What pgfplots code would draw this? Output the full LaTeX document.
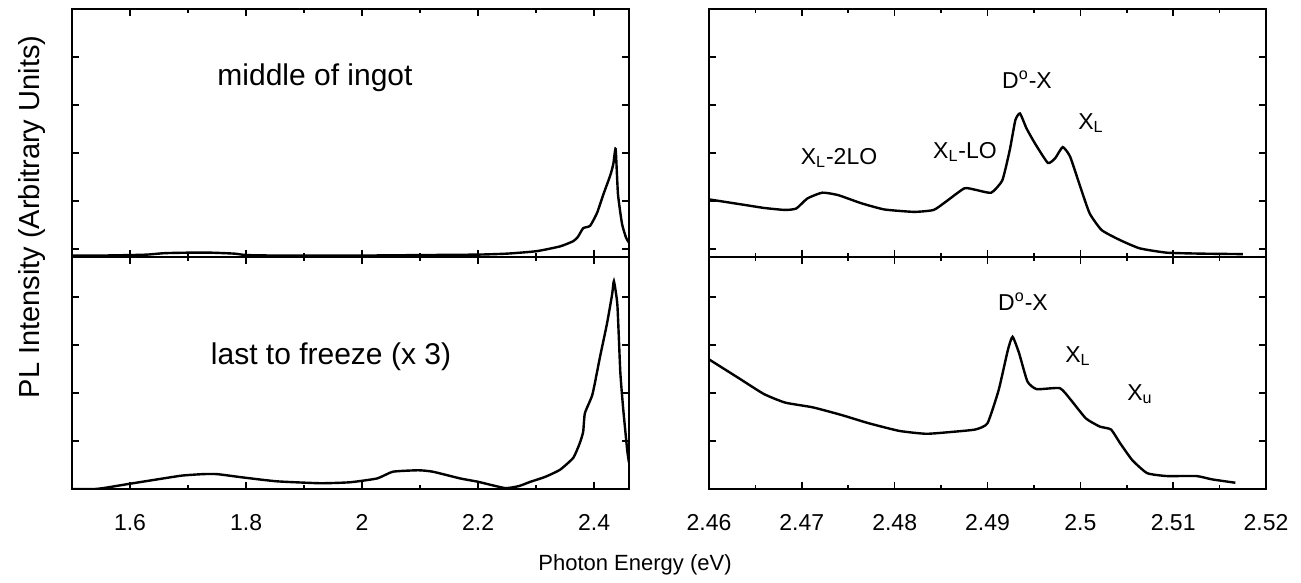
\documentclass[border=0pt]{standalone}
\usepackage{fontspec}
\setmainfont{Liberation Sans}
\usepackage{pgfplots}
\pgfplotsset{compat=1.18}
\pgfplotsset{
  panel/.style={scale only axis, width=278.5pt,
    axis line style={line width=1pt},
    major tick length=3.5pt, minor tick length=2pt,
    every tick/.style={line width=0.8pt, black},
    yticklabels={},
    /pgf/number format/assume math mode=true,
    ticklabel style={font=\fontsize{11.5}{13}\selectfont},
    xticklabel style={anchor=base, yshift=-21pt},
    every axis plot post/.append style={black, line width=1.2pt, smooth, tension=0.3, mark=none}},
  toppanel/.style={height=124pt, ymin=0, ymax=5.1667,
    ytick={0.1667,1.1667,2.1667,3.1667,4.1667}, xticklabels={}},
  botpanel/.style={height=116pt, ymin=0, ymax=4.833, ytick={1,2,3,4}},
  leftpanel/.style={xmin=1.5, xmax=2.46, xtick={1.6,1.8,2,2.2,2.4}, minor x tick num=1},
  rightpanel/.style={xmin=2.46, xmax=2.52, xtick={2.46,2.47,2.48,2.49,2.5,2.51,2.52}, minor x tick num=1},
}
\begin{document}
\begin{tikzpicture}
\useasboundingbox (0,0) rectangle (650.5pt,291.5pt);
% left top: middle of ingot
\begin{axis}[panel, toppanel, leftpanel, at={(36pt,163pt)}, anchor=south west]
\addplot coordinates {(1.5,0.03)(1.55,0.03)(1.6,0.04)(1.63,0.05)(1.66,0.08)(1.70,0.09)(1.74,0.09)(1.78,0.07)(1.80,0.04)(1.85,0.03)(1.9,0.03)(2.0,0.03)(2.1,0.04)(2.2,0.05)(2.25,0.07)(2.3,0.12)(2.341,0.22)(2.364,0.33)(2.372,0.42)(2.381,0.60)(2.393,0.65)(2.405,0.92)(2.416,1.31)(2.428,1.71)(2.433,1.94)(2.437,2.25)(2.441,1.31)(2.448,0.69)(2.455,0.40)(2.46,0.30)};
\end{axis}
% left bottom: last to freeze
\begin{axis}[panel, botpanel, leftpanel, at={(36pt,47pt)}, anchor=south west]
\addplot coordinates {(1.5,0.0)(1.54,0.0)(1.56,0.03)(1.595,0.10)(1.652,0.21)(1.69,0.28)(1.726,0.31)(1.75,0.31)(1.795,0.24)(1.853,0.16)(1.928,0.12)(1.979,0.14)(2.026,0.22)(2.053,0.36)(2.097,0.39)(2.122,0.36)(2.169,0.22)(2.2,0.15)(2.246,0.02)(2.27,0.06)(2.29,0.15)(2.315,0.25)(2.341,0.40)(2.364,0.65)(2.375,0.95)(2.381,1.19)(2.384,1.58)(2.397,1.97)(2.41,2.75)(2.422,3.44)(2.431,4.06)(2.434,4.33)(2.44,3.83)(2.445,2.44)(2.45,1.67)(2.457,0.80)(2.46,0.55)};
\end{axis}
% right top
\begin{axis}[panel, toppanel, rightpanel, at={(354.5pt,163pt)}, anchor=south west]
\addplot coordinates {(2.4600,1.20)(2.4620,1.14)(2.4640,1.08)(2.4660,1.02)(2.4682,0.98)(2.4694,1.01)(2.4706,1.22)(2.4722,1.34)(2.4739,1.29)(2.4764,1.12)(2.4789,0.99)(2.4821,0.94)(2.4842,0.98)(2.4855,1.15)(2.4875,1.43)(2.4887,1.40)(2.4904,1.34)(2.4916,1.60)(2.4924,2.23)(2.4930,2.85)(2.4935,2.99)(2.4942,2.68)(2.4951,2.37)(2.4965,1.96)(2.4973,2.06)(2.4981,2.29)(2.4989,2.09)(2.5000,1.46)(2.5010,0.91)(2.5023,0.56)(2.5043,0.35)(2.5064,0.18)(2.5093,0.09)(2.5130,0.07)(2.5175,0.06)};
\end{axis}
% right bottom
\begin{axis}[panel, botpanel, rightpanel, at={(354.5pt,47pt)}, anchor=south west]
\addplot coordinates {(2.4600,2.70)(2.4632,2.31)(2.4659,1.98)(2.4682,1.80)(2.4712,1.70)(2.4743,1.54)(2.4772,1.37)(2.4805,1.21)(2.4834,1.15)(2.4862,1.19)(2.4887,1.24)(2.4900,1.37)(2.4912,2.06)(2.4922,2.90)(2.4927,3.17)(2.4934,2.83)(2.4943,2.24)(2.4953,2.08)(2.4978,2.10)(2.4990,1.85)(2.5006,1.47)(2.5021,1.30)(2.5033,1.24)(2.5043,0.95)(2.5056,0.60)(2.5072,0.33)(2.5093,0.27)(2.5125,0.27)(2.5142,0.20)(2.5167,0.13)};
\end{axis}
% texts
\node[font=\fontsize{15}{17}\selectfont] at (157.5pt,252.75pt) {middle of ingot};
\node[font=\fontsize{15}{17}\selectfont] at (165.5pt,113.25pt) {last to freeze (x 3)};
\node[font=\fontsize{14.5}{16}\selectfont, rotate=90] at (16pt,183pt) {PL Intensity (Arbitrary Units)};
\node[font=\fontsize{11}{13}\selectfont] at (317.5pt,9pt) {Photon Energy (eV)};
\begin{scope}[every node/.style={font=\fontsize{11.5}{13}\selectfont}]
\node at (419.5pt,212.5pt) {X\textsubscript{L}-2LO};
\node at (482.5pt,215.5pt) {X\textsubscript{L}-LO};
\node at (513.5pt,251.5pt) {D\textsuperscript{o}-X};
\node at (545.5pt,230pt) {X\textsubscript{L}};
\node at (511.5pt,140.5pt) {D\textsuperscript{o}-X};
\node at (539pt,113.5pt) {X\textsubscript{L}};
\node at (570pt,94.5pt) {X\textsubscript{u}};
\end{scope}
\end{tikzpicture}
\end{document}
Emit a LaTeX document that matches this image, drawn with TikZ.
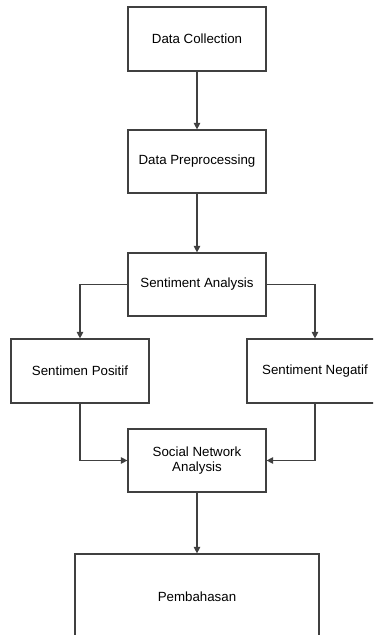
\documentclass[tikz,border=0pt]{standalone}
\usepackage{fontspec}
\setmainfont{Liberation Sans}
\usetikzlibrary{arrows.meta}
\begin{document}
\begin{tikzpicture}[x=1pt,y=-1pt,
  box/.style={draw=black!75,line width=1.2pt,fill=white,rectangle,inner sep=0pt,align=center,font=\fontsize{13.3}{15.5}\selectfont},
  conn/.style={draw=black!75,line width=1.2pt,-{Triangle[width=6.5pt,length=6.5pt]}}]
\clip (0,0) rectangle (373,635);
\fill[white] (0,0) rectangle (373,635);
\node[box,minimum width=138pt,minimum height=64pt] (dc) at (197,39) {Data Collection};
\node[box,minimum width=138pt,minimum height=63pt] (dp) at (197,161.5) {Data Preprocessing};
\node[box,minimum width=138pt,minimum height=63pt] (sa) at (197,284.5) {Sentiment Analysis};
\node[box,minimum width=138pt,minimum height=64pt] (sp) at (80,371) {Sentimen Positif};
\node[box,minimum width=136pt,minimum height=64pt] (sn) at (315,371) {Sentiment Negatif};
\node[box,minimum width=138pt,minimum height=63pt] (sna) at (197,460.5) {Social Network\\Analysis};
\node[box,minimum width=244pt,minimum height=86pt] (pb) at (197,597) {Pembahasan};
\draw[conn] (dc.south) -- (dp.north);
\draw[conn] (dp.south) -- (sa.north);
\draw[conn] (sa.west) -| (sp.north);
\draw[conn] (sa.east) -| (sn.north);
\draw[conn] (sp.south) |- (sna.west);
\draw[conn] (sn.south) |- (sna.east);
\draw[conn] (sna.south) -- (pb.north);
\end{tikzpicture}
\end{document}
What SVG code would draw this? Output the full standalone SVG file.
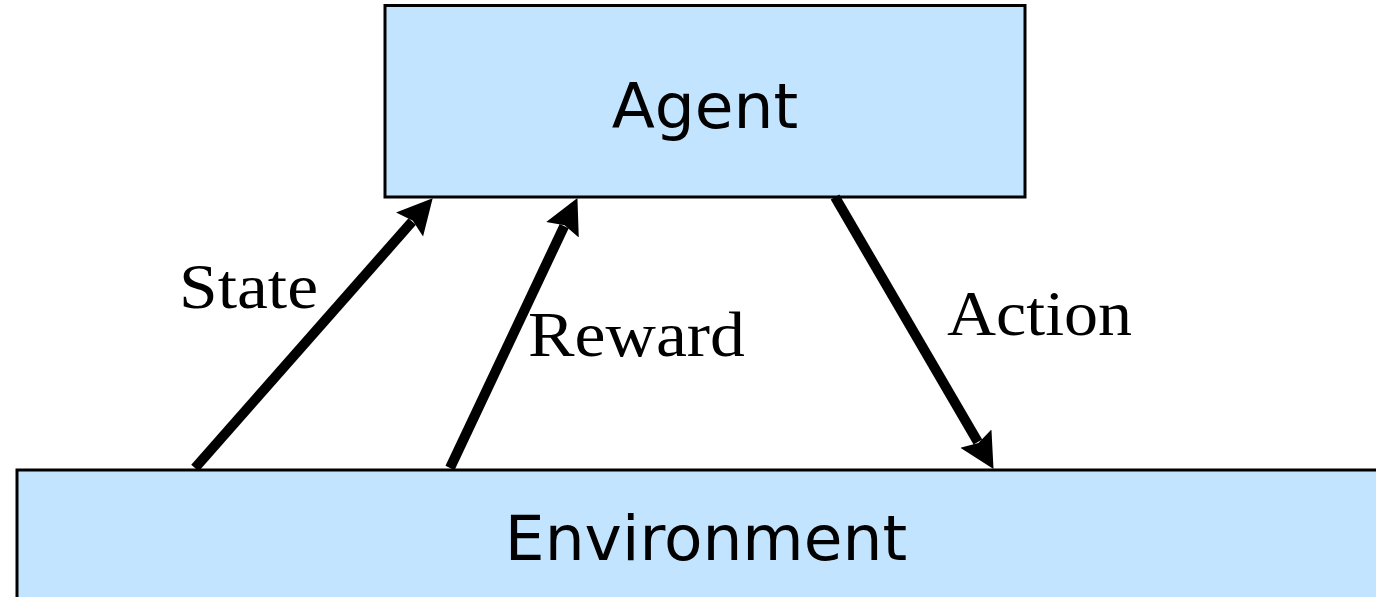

-- -- --

WHAT TO PRODUCE: Your task is to collect every line above that contains the word "Output".

SOLUTION TO THIS PROBLEM:
What pgfplots code would draw this? Output the full LaTeX document.
What SVG code would draw this? Output the full standalone SVG file.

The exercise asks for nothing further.